By Eric Miller, Staff Reporter

This story appears in the Dec. 6 print edition of Transport Topics.

In a potentially far-reaching decision, the Internal Revenue Service has determined that a Southern California drayage operator classified a truck driver as an independent contractor rather than an employee.

An IRS “determination letter” sent last month to the unnamed drayage driver and Total Transportation Services Inc., Rancho Dominguez, Calif., concluded that there was evidence that the motor carrier had “behavioral control” and “financial control” over the employee.

“We conclude that the firm had the right to exercise direction and control over the worker to the degree necessary to establish that the worker was a common-law employee, and not an independent contractor operating a trade or business,” stated the Nov. 4 letter written by Susan Rosenberg, a Holtsville, N.Y.-based IRS employment tax technician.



The driver’s name and address was redacted from the letter and Rosenberg did not return a phone call.

Since the IRS did not comment, it is unknown if it is the first such agency ruling for a drayage operator servicing Southern California ports.

Earlier this year, the IRS and U.S. Department of Labor announced plans for a national crackdown on employers who misclassify employees to avoid payment of unemployment insurance, worker’s compensation insurance or payroll taxes.

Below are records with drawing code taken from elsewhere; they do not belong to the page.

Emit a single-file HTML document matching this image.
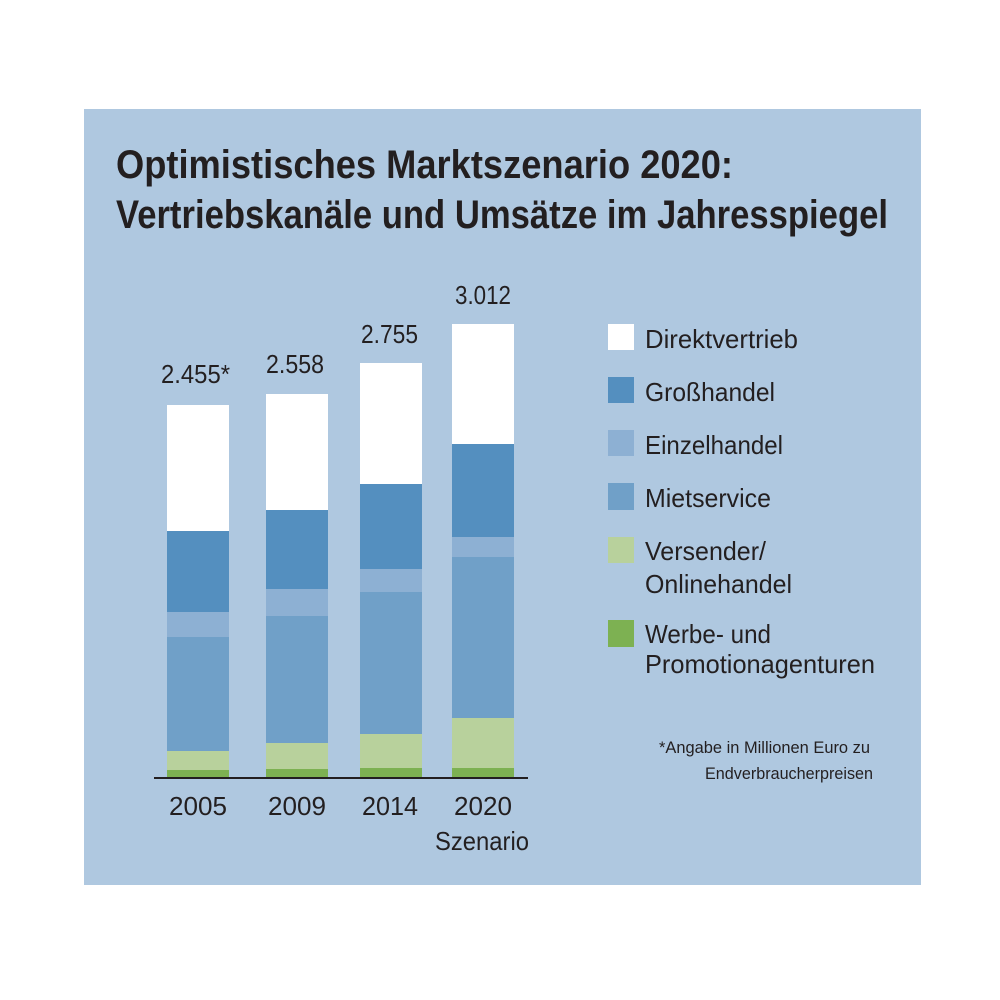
<!DOCTYPE html>
<html><head><meta charset="utf-8"><style>html,body{margin:0;padding:0;background:#fff}svg{display:block}</style></head><body>
<svg width="1000" height="1000" xmlns="http://www.w3.org/2000/svg" font-family="Liberation Sans, sans-serif" fill="#231f20">
<rect width="1000" height="1000" fill="#fff"/>
<rect x="84" y="109" width="837" height="776" fill="#afc8e0"/>
<text x="116" y="178" font-size="40" font-weight="bold" textLength="617" lengthAdjust="spacingAndGlyphs">Optimistisches Marktszenario 2020:</text>
<text x="116" y="228" font-size="40" font-weight="bold" textLength="772" lengthAdjust="spacingAndGlyphs">Vertriebskanäle und Umsätze im Jahresspiegel</text>
<g>
<rect x="167" y="405" width="62" height="126" fill="#fff"/>
<rect x="167" y="531" width="62" height="81" fill="#548fbf"/>
<rect x="167" y="612" width="62" height="25" fill="#8db0d3"/>
<rect x="167" y="637" width="62" height="114" fill="#70a0c8"/>
<rect x="167" y="751" width="62" height="19" fill="#b8d19c"/>
<rect x="167" y="770" width="62" height="8" fill="#7db152"/>

<rect x="266" y="394" width="62" height="116" fill="#fff"/>
<rect x="266" y="510" width="62" height="79" fill="#548fbf"/>
<rect x="266" y="589" width="62" height="27" fill="#8db0d3"/>
<rect x="266" y="616" width="62" height="127" fill="#70a0c8"/>
<rect x="266" y="743" width="62" height="26" fill="#b8d19c"/>
<rect x="266" y="769" width="62" height="9" fill="#7db152"/>

<rect x="360" y="363" width="62" height="121" fill="#fff"/>
<rect x="360" y="484" width="62" height="85" fill="#548fbf"/>
<rect x="360" y="569" width="62" height="23" fill="#8db0d3"/>
<rect x="360" y="592" width="62" height="142" fill="#70a0c8"/>
<rect x="360" y="734" width="62" height="34" fill="#b8d19c"/>
<rect x="360" y="768" width="62" height="10" fill="#7db152"/>

<rect x="452" y="324" width="62" height="120" fill="#fff"/>
<rect x="452" y="444" width="62" height="93" fill="#548fbf"/>
<rect x="452" y="537" width="62" height="20" fill="#8db0d3"/>
<rect x="452" y="557" width="62" height="161" fill="#70a0c8"/>
<rect x="452" y="718" width="62" height="50" fill="#b8d19c"/>
<rect x="452" y="768" width="62" height="10" fill="#7db152"/>
</g>
<rect x="154" y="777" width="374" height="2" fill="#231f20"/>
<g font-size="26">
<text x="161" y="383" textLength="69" lengthAdjust="spacingAndGlyphs">2.455*</text>
<text x="266" y="373" textLength="58" lengthAdjust="spacingAndGlyphs">2.558</text>
<text x="361" y="343" textLength="57" lengthAdjust="spacingAndGlyphs">2.755</text>
<text x="455" y="304" textLength="56" lengthAdjust="spacingAndGlyphs">3.012</text>
<text x="169" y="815" textLength="58" lengthAdjust="spacingAndGlyphs">2005</text>
<text x="268" y="815" textLength="58" lengthAdjust="spacingAndGlyphs">2009</text>
<text x="362" y="815" textLength="56" lengthAdjust="spacingAndGlyphs">2014</text>
<text x="454" y="815" textLength="58" lengthAdjust="spacingAndGlyphs">2020</text>
<text x="435" y="850" textLength="94" lengthAdjust="spacingAndGlyphs">Szenario</text>
</g>
<rect x="608" y="324" width="26" height="26" fill="#fff"/>
<rect x="608" y="377" width="26" height="26" fill="#548fbf"/>
<rect x="608" y="430" width="26" height="26" fill="#8db0d3"/>
<rect x="608" y="483" width="26" height="27" fill="#70a0c8"/>
<rect x="608" y="537" width="26" height="26" fill="#b8d19c"/>
<rect x="608" y="620" width="26" height="27" fill="#7db152"/>
<g font-size="26">
<text x="645" y="348" textLength="153" lengthAdjust="spacingAndGlyphs">Direktvertrieb</text>
<text x="645" y="401" textLength="130" lengthAdjust="spacingAndGlyphs">Großhandel</text>
<text x="645" y="454" textLength="138" lengthAdjust="spacingAndGlyphs">Einzelhandel</text>
<text x="645" y="507" textLength="126" lengthAdjust="spacingAndGlyphs">Mietservice</text>
<text x="645" y="560" textLength="121" lengthAdjust="spacingAndGlyphs">Versender/</text>
<text x="645" y="593" textLength="147" lengthAdjust="spacingAndGlyphs">Onlinehandel</text>
<text x="645" y="643" textLength="126" lengthAdjust="spacingAndGlyphs">Werbe- und</text>
<text x="645" y="673" textLength="230" lengthAdjust="spacingAndGlyphs">Promotionagenturen</text>
</g>
<g font-size="17">
<text x="659" y="753" textLength="211" lengthAdjust="spacingAndGlyphs">*Angabe in Millionen Euro zu</text>
<text x="705" y="779" textLength="168" lengthAdjust="spacingAndGlyphs">Endverbraucherpreisen</text>
</g>
</svg>
</body></html>
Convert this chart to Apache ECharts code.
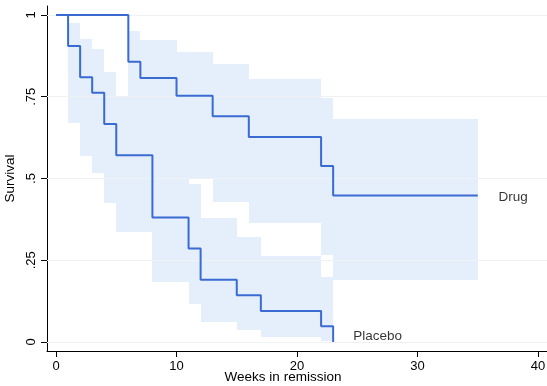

However, an IRS spokeswoman suggested that since the 2011 federal budget has not yet been formally approved by Congress, the agency’s beefed-up independent contractor misclassification information and enforcement campaign has not yet been implemented.

Victor LaRosa, president of TTSI, told Transport Topics that his company is appealing the IRS determination and that the company sent a response letter to the IRS last month. LaRosa said the employee only worked for the company for one month last year and that he had “totally distorted the facts.”

“We’re pretty much willing to take this whole thing through the whole appeal process to show that this is an actual independent owner-operator,” LaRosa said. “There’s not really much substance to this particular individual’s claims.”

LaRosa said the company was unaware of the employee’s complaint until recently because it never received the letter from the IRS. LaRosa disputes the IRS claim that a letter was sent to the firm in August 2009.

“It was just really fishy the way this whole thing came down,” LaRosa said. “The IRS never really notified us to get our side of the story.”

The determination was the result of what the IRS calls the SS-8 process, a procedure in which an employee makes a request for a determination of employment status. The ruling is not the result of an IRS audit.

A November report by an advisory council to the IRS said the SS-8 process is generally viewed as suspect by employers. The advisory council report urged the IRS to send letters to employers in industries with a history of noncompliance offering a way to avoid penalties through an employment tax voluntary disclosure program.

“Employers believe that IRS determination is biased toward the conclusion that workers at issue are employees,” the report said. “In addition, there is a concern that the SS-8 process increases audit exposure.”

The letter to TTSI said that the IRS determination was based on information provided by the driver.

“We requested information from the firm concerning this work relationship,” the IRS letter said. “Because we received no reply, we are issuing this determination based on the information available to us.”

LaRosa said that the use of independent contractor drivers is a long-standing industry practice.

“It’s really strange,” LaRosa said. “You’d think I’d get a hundred of these letters. I only got one.”

However, the IRS said the determination also could apply to some other TTSI drivers.

“This ruling pertains to all workers performing services under the same or similar circumstances,” the letter stated.

The letter noted that the driver had signed an independent contractor agreement, but that TTSI provided the driver all the equipment, including a truck, chassis, container and insurance. The letter also said the driver received his assignments from the carrier, but that he did not require day-to-day instructions from TTSI.

The letter notes that the driver “did not invest capital or assume business risks,” and “therefore, did not have the opportunity to realize a profit or incur a loss as a result of the services provided.”

The IRS contractor determination comes during a federal court fight between American Trucking Associations and the Port of Los Angeles, which is attempting to ban independent operators from providing drayage services at the port.

Robert Digges, vice president and chief counsel for ATA, said he was not familiar with the details of the IRS case. “However, given its very early procedural posture, I don’t think it represents much of anything at this point,” he said.

In the port drayage case, a federal district judge ruled in favor of the port’s employee-only concession program earlier this year, but the two-year-old legal dispute is currently on appeal and a final decision on ATA’s lawsuit could come as early as this summer.

TJ Michels, a spokeswoman for the Los Angeles-based Coalition for Clean and Safe Ports, said the IRS finding was “hugely significant.”

“The IRS applied the most stringent possible test and determined that a typical Los Angeles port driver is hardly a small businessman — he’s a disguised employee,” Michels said.